▶ Material provided:
------------------------------------------------------------

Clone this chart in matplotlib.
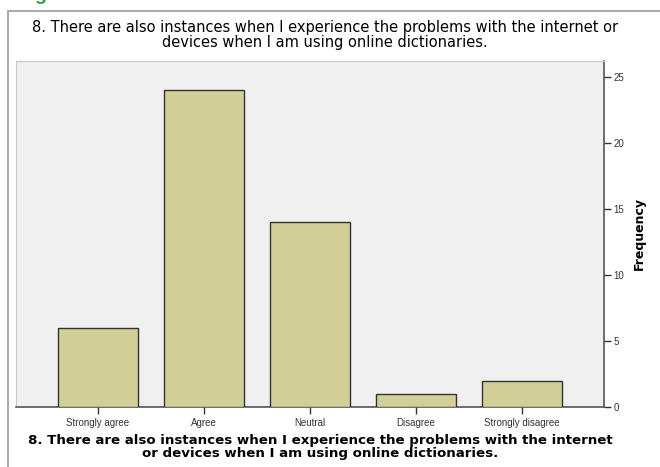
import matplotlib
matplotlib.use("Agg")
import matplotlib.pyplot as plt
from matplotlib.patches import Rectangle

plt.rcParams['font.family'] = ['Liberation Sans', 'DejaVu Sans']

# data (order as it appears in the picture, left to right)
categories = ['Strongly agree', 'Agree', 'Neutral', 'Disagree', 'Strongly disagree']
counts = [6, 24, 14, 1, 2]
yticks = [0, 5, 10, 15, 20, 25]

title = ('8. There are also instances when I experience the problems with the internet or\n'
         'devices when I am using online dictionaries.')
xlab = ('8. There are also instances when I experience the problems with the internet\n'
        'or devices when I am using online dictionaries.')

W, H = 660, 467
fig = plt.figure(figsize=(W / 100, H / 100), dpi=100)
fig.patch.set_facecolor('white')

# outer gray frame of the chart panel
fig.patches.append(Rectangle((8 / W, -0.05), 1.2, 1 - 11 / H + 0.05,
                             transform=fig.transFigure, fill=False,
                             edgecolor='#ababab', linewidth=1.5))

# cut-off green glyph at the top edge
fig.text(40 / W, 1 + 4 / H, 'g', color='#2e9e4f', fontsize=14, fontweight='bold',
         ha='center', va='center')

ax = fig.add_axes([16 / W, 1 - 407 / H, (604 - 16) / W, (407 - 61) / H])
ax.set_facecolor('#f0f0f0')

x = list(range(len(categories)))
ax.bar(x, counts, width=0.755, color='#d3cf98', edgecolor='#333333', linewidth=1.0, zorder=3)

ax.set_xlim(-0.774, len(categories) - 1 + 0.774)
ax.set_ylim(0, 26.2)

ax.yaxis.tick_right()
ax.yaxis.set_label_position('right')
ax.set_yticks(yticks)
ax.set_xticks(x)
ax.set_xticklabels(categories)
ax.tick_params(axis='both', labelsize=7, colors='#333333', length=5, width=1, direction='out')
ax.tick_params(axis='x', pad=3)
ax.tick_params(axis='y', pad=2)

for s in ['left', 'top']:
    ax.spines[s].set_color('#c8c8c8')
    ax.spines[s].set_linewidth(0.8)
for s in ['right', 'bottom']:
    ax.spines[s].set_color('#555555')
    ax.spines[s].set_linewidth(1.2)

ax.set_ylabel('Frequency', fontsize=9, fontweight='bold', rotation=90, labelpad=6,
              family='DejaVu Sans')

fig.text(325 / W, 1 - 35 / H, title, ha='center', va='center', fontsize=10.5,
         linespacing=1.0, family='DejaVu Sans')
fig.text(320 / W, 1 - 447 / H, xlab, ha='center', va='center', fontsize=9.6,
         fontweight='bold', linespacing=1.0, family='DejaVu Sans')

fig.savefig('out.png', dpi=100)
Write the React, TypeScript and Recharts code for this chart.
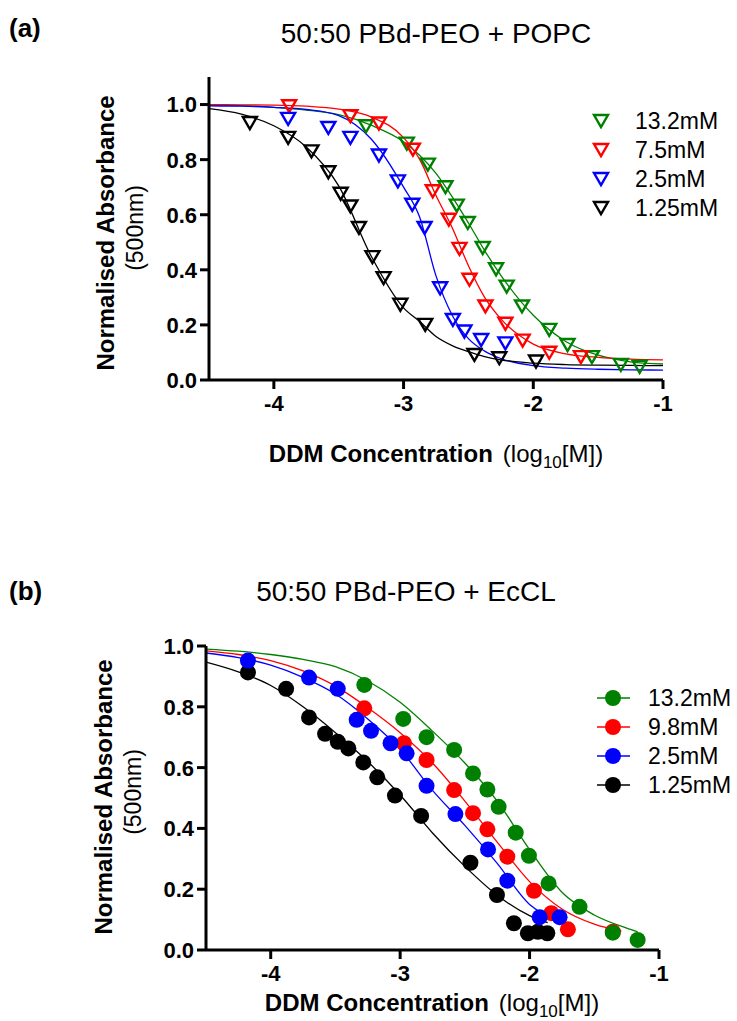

------------------------------------------------------------

▶ What needs to be done: Take the listing above and restate it word for word, without its pictures.

▶ Correct result:
Clone this chart in matplotlib.
import matplotlib
matplotlib.use("Agg")
import matplotlib.pyplot as plt
from matplotlib.patches import Rectangle

plt.rcParams['font.family'] = ['Liberation Sans', 'DejaVu Sans']

# data (order as it appears in the picture, left to right)
categories = ['Strongly agree', 'Agree', 'Neutral', 'Disagree', 'Strongly disagree']
counts = [6, 24, 14, 1, 2]
yticks = [0, 5, 10, 15, 20, 25]

title = ('8. There are also instances when I experience the problems with the internet or\n'
         'devices when I am using online dictionaries.')
xlab = ('8. There are also instances when I experience the problems with the internet\n'
        'or devices when I am using online dictionaries.')

W, H = 660, 467
fig = plt.figure(figsize=(W / 100, H / 100), dpi=100)
fig.patch.set_facecolor('white')

# outer gray frame of the chart panel
fig.patches.append(Rectangle((8 / W, -0.05), 1.2, 1 - 11 / H + 0.05,
                             transform=fig.transFigure, fill=False,
                             edgecolor='#ababab', linewidth=1.5))

# cut-off green glyph at the top edge
fig.text(40 / W, 1 + 4 / H, 'g', color='#2e9e4f', fontsize=14, fontweight='bold',
         ha='center', va='center')

ax = fig.add_axes([16 / W, 1 - 407 / H, (604 - 16) / W, (407 - 61) / H])
ax.set_facecolor('#f0f0f0')

x = list(range(len(categories)))
ax.bar(x, counts, width=0.755, color='#d3cf98', edgecolor='#333333', linewidth=1.0, zorder=3)

ax.set_xlim(-0.774, len(categories) - 1 + 0.774)
ax.set_ylim(0, 26.2)

ax.yaxis.tick_right()
ax.yaxis.set_label_position('right')
ax.set_yticks(yticks)
ax.set_xticks(x)
ax.set_xticklabels(categories)
ax.tick_params(axis='both', labelsize=7, colors='#333333', length=5, width=1, direction='out')
ax.tick_params(axis='x', pad=3)
ax.tick_params(axis='y', pad=2)

for s in ['left', 'top']:
    ax.spines[s].set_color('#c8c8c8')
    ax.spines[s].set_linewidth(0.8)
for s in ['right', 'bottom']:
    ax.spines[s].set_color('#555555')
    ax.spines[s].set_linewidth(1.2)

ax.set_ylabel('Frequency', fontsize=9, fontweight='bold', rotation=90, labelpad=6,
              family='DejaVu Sans')

fig.text(325 / W, 1 - 35 / H, title, ha='center', va='center', fontsize=10.5,
         linespacing=1.0, family='DejaVu Sans')
fig.text(320 / W, 1 - 447 / H, xlab, ha='center', va='center', fontsize=9.6,
         fontweight='bold', linespacing=1.0, family='DejaVu Sans')

fig.savefig('out.png', dpi=100)
Write the React, TypeScript and Recharts code for this chart.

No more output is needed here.